• **Data for this task**
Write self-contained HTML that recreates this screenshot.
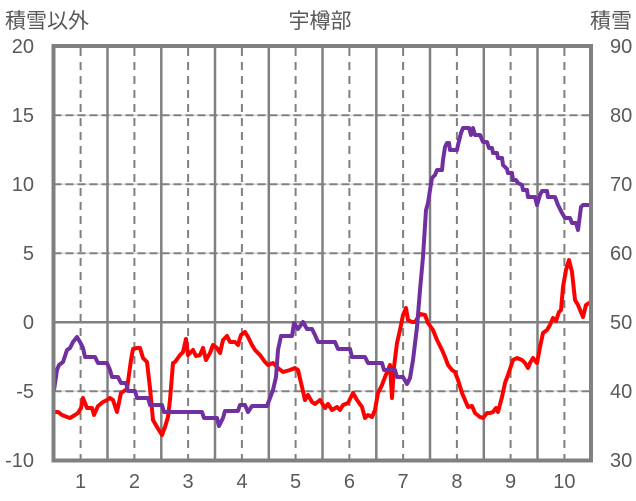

==

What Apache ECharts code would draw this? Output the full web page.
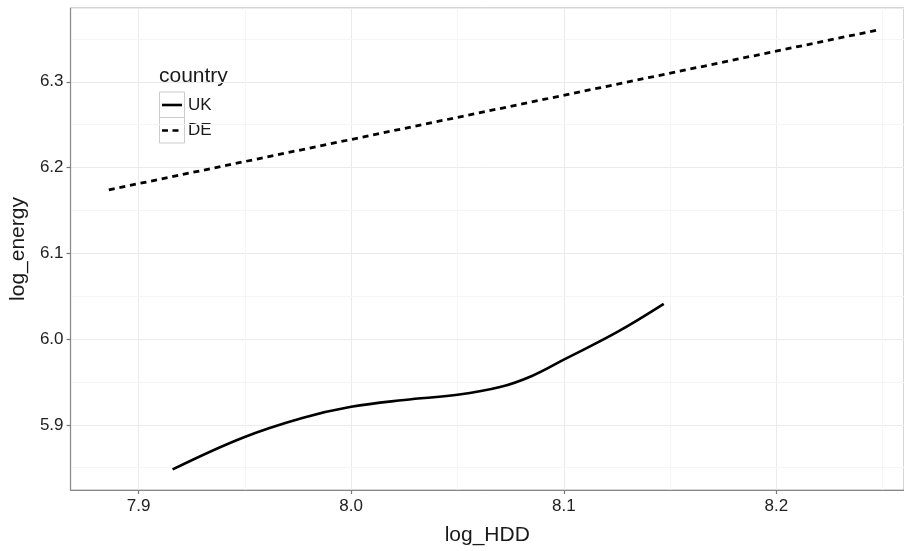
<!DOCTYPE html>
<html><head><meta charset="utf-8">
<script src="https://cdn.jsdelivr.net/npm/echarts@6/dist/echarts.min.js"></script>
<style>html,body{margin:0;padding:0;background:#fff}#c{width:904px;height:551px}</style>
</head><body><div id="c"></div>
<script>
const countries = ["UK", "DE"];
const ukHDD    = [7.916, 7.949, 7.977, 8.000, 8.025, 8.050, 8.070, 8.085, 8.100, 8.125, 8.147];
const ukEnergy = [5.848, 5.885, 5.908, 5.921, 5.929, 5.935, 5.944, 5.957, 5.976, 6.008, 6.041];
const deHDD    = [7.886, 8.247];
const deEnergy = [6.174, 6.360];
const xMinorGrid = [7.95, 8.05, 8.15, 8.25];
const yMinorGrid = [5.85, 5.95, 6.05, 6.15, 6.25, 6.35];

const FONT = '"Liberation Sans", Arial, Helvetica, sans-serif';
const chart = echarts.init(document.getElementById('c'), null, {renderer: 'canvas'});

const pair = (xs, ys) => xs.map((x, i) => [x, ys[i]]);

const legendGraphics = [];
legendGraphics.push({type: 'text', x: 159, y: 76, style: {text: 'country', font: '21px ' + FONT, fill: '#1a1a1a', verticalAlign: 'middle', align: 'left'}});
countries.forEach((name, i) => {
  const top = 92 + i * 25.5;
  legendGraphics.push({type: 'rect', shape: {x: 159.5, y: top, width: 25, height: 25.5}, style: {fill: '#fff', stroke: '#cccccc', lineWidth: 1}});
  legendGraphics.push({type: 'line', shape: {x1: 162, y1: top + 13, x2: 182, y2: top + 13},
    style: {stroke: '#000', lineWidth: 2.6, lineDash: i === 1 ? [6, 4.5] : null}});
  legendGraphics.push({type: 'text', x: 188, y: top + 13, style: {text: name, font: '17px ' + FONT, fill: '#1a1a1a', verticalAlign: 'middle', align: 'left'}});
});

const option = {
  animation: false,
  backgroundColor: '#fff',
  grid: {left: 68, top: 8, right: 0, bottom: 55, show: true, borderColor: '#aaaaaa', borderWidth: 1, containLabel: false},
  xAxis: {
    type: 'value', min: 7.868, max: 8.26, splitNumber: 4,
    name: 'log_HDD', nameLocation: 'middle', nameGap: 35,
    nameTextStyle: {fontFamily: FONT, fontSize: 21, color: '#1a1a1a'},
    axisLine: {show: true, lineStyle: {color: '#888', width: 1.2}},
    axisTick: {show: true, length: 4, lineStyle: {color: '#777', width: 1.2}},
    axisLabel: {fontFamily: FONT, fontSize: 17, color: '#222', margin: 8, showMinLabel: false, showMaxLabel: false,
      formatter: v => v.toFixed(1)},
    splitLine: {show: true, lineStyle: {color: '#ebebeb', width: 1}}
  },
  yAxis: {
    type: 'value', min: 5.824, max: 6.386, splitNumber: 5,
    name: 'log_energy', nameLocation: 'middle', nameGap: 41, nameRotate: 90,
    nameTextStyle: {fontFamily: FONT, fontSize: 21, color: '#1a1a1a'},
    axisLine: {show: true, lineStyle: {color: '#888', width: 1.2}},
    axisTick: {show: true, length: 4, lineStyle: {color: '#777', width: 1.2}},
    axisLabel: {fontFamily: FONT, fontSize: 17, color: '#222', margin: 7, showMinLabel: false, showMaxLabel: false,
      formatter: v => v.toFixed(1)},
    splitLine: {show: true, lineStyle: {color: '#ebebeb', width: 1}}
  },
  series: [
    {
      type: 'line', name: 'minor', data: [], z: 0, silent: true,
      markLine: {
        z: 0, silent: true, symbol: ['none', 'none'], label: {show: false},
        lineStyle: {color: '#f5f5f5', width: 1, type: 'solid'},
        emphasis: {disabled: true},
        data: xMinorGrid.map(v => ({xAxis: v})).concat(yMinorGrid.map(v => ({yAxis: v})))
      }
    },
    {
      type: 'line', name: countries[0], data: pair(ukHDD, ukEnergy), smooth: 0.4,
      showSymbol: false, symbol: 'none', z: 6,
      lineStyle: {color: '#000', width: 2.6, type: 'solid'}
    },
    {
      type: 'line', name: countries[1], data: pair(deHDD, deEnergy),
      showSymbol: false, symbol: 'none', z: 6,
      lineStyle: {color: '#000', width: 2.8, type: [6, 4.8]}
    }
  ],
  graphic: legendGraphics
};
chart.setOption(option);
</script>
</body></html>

• **What to work on**
Every line from the one containing "What Apache ECharts" to the one containing "const pair = (xs, ys)" should be output exactly, both ends included. Nothing else goes in, and no pictures either.

• **Expected answer**
What Apache ECharts code would draw this? Output the full web page.
<!DOCTYPE html>
<html><head><meta charset="utf-8">
<script src="https://cdn.jsdelivr.net/npm/echarts@6/dist/echarts.min.js"></script>
<style>html,body{margin:0;padding:0;background:#fff}#c{width:904px;height:551px}</style>
</head><body><div id="c"></div>
<script>
const countries = ["UK", "DE"];
const ukHDD    = [7.916, 7.949, 7.977, 8.000, 8.025, 8.050, 8.070, 8.085, 8.100, 8.125, 8.147];
const ukEnergy = [5.848, 5.885, 5.908, 5.921, 5.929, 5.935, 5.944, 5.957, 5.976, 6.008, 6.041];
const deHDD    = [7.886, 8.247];
const deEnergy = [6.174, 6.360];
const xMinorGrid = [7.95, 8.05, 8.15, 8.25];
const yMinorGrid = [5.85, 5.95, 6.05, 6.15, 6.25, 6.35];

const FONT = '"Liberation Sans", Arial, Helvetica, sans-serif';
const chart = echarts.init(document.getElementById('c'), null, {renderer: 'canvas'});

const pair = (xs, ys) => xs.map((x, i) => [x, ys[i]]);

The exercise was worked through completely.